* **The request**
In the lines below, output everything from the first line through the line containing "const transientSpike: [number, number][]" exactly as it is. Pictures are not part of the output.

* **Information supplied**
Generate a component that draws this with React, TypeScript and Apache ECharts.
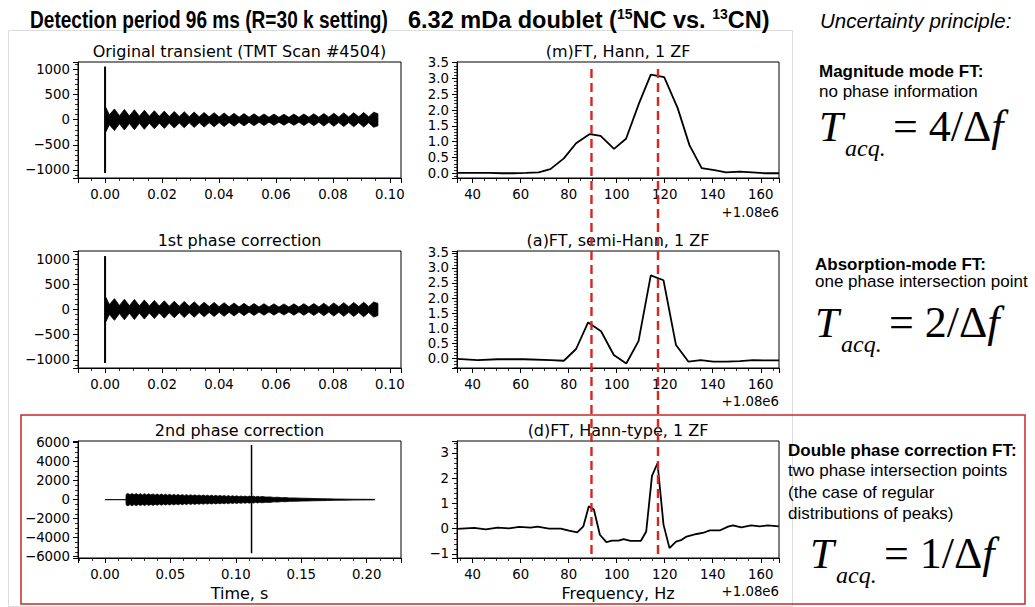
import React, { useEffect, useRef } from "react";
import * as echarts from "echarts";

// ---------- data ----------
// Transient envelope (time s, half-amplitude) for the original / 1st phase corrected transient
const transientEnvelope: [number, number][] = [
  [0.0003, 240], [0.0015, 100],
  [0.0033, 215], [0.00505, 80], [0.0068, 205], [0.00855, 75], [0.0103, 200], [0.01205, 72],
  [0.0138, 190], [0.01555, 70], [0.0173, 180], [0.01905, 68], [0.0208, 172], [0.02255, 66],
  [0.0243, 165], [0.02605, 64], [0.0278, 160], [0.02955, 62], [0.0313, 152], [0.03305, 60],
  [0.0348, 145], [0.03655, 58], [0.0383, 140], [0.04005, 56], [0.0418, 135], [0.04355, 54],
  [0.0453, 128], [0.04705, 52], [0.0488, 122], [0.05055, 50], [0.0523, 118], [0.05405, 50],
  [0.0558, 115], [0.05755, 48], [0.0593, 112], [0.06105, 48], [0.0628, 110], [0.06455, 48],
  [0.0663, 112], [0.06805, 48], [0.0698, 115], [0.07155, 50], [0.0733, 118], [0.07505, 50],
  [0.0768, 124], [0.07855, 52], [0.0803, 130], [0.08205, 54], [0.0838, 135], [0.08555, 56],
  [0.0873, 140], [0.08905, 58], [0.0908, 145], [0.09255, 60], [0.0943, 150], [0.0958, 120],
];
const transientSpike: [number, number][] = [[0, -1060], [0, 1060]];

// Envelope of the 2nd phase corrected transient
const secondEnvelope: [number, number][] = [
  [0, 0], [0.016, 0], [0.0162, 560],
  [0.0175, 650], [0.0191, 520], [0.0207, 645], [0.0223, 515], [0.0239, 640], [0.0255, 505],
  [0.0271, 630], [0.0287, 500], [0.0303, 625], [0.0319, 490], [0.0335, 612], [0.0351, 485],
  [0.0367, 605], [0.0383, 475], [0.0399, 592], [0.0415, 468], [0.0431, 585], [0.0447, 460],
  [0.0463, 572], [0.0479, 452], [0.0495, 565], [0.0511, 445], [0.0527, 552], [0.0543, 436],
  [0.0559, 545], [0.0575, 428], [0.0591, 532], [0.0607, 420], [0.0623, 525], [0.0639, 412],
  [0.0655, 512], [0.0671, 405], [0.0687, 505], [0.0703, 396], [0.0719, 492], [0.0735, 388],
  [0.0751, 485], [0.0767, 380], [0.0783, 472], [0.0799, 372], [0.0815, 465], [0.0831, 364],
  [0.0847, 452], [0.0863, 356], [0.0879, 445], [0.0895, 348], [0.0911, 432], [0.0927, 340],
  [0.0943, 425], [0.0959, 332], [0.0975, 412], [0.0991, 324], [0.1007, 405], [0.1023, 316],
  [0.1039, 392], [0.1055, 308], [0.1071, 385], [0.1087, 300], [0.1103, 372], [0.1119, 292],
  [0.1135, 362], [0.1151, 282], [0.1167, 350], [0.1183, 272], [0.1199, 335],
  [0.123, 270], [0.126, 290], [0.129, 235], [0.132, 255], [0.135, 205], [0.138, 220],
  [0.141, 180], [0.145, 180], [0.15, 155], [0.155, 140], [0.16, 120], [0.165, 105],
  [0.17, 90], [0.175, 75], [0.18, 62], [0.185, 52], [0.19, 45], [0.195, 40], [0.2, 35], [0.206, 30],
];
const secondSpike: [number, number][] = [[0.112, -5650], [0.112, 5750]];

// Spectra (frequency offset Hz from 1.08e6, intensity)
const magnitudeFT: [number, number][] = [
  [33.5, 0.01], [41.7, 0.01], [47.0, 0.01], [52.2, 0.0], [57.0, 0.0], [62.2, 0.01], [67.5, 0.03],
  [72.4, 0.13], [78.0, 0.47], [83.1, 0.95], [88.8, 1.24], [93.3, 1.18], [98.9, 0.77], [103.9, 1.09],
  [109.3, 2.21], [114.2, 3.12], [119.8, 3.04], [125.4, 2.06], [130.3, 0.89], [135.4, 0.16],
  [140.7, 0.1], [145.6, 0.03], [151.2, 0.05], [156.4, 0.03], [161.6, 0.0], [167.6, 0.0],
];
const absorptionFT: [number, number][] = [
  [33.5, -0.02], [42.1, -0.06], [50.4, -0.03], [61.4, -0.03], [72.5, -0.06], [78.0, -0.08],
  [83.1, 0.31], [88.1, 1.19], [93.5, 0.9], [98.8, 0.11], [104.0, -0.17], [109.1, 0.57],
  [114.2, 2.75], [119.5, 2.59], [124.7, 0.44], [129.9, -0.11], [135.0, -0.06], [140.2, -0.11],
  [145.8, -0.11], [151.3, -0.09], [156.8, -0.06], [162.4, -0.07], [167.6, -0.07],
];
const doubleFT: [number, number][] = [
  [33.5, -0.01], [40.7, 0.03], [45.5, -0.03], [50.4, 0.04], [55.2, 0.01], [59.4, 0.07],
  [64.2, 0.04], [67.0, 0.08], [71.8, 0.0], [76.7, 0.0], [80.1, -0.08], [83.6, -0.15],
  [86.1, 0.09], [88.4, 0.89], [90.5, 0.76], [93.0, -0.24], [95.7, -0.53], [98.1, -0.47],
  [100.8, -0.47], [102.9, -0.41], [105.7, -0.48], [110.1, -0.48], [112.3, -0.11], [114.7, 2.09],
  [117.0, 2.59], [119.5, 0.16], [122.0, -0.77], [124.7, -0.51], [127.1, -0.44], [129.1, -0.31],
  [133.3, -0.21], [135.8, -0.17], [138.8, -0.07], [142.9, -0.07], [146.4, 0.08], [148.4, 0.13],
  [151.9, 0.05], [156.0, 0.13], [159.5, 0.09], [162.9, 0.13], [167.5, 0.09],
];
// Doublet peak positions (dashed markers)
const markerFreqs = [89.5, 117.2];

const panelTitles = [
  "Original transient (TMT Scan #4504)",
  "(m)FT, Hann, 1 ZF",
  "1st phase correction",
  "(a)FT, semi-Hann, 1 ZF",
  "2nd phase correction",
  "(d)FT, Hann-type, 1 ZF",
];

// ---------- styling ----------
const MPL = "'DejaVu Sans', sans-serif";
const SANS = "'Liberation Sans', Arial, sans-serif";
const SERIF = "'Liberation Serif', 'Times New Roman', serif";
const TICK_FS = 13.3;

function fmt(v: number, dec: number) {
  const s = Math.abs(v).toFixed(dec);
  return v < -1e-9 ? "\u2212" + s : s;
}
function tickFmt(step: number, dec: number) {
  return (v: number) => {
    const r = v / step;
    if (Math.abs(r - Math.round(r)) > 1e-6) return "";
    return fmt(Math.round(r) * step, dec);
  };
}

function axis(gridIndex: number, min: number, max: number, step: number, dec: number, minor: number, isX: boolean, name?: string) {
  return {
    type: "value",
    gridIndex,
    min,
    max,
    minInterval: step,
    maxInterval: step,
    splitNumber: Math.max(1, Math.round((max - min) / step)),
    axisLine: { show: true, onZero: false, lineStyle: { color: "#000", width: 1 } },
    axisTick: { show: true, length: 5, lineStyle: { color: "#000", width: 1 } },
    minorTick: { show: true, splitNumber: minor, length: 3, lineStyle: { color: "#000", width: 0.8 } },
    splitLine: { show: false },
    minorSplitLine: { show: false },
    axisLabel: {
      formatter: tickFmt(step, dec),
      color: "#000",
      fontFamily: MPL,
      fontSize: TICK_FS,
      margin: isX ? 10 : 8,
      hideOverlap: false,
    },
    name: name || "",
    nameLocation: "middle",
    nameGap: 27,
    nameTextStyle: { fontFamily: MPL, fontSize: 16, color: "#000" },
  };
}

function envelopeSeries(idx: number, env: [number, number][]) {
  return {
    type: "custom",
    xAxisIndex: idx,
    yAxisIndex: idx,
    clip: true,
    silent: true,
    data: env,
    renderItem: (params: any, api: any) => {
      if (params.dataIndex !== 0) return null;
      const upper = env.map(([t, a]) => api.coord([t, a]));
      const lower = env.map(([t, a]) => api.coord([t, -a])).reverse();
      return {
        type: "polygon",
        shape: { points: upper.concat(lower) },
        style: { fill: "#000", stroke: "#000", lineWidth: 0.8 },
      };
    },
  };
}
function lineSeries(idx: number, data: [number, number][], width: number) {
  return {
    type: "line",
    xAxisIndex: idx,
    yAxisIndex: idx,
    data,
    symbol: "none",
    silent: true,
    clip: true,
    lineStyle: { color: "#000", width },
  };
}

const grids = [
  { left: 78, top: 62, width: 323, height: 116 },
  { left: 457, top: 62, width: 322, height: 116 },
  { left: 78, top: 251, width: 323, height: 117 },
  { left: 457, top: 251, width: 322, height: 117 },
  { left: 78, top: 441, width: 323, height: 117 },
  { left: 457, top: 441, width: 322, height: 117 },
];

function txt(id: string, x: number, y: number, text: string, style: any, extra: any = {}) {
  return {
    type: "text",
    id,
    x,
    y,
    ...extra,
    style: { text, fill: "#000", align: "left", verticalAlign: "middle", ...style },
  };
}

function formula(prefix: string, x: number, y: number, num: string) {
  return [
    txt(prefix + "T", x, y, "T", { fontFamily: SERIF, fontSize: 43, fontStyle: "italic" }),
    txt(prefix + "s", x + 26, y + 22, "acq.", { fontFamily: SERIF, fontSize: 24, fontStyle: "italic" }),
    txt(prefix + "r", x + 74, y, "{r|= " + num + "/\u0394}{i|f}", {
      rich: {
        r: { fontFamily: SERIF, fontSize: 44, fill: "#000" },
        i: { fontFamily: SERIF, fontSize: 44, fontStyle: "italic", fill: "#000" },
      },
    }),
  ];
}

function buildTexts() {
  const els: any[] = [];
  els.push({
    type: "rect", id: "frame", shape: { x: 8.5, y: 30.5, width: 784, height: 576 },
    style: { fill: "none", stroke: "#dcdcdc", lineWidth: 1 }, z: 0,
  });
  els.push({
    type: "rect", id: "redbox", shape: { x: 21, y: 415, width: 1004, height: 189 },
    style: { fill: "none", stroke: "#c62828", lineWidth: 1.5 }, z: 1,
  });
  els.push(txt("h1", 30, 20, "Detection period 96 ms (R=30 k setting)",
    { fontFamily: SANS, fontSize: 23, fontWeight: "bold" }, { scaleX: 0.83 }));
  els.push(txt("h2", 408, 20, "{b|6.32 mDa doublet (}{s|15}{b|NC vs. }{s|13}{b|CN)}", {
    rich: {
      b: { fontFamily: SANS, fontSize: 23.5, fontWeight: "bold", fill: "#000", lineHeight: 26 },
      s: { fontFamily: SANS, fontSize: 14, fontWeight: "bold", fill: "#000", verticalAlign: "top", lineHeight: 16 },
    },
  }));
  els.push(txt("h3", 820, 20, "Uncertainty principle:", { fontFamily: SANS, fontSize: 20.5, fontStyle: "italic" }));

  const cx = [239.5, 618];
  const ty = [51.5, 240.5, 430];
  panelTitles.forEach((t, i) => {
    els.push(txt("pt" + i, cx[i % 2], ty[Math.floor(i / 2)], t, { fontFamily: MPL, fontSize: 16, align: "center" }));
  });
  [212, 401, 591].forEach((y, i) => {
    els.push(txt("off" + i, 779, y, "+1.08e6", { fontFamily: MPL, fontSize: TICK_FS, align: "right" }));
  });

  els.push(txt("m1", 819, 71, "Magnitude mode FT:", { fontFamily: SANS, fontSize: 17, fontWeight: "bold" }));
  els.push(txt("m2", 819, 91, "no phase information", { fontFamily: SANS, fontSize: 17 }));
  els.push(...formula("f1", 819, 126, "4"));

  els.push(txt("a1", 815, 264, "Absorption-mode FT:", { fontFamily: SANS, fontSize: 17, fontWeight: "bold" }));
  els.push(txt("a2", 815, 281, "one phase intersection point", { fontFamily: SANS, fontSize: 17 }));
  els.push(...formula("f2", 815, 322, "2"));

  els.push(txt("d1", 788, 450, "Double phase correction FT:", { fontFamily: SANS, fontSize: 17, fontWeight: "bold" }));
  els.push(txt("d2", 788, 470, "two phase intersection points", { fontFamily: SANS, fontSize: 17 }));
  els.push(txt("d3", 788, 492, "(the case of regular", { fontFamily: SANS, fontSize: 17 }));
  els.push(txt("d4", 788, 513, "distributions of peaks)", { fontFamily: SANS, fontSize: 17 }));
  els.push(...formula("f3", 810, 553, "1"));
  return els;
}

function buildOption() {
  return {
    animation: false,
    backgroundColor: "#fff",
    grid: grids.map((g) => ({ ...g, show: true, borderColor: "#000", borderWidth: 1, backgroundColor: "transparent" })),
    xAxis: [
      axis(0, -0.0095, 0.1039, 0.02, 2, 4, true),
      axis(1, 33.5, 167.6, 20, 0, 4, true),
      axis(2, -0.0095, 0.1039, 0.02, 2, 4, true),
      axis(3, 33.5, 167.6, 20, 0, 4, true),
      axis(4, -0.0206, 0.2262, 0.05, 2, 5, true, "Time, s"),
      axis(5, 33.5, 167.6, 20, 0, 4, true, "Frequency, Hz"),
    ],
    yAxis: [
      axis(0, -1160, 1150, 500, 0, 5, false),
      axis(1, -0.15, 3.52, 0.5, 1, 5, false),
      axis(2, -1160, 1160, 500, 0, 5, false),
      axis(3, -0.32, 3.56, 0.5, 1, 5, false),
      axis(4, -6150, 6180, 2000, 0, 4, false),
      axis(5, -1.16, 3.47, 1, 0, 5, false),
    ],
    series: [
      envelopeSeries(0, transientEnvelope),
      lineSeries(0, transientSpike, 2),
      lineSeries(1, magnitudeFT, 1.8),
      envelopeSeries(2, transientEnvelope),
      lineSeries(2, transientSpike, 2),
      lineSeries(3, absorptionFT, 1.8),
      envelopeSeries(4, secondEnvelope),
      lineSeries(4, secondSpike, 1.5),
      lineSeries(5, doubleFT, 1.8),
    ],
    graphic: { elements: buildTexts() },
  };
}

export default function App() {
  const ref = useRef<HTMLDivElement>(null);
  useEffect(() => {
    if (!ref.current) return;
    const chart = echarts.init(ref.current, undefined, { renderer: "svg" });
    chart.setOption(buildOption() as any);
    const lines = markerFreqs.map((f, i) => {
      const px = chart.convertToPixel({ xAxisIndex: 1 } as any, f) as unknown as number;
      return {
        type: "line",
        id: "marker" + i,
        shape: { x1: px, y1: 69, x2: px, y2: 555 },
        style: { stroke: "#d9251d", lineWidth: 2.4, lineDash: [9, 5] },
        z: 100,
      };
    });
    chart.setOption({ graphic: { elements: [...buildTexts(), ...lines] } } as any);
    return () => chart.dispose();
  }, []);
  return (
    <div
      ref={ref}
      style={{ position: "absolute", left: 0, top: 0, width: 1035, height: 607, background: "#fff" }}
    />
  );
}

* **Task answer**
Generate a component that draws this with React, TypeScript and Apache ECharts.
import React, { useEffect, useRef } from "react";
import * as echarts from "echarts";

// ---------- data ----------
// Transient envelope (time s, half-amplitude) for the original / 1st phase corrected transient
const transientEnvelope: [number, number][] = [
  [0.0003, 240], [0.0015, 100],
  [0.0033, 215], [0.00505, 80], [0.0068, 205], [0.00855, 75], [0.0103, 200], [0.01205, 72],
  [0.0138, 190], [0.01555, 70], [0.0173, 180], [0.01905, 68], [0.0208, 172], [0.02255, 66],
  [0.0243, 165], [0.02605, 64], [0.0278, 160], [0.02955, 62], [0.0313, 152], [0.03305, 60],
  [0.0348, 145], [0.03655, 58], [0.0383, 140], [0.04005, 56], [0.0418, 135], [0.04355, 54],
  [0.0453, 128], [0.04705, 52], [0.0488, 122], [0.05055, 50], [0.0523, 118], [0.05405, 50],
  [0.0558, 115], [0.05755, 48], [0.0593, 112], [0.06105, 48], [0.0628, 110], [0.06455, 48],
  [0.0663, 112], [0.06805, 48], [0.0698, 115], [0.07155, 50], [0.0733, 118], [0.07505, 50],
  [0.0768, 124], [0.07855, 52], [0.0803, 130], [0.08205, 54], [0.0838, 135], [0.08555, 56],
  [0.0873, 140], [0.08905, 58], [0.0908, 145], [0.09255, 60], [0.0943, 150], [0.0958, 120],
];
const transientSpike: [number, number][] = [[0, -1060], [0, 1060]];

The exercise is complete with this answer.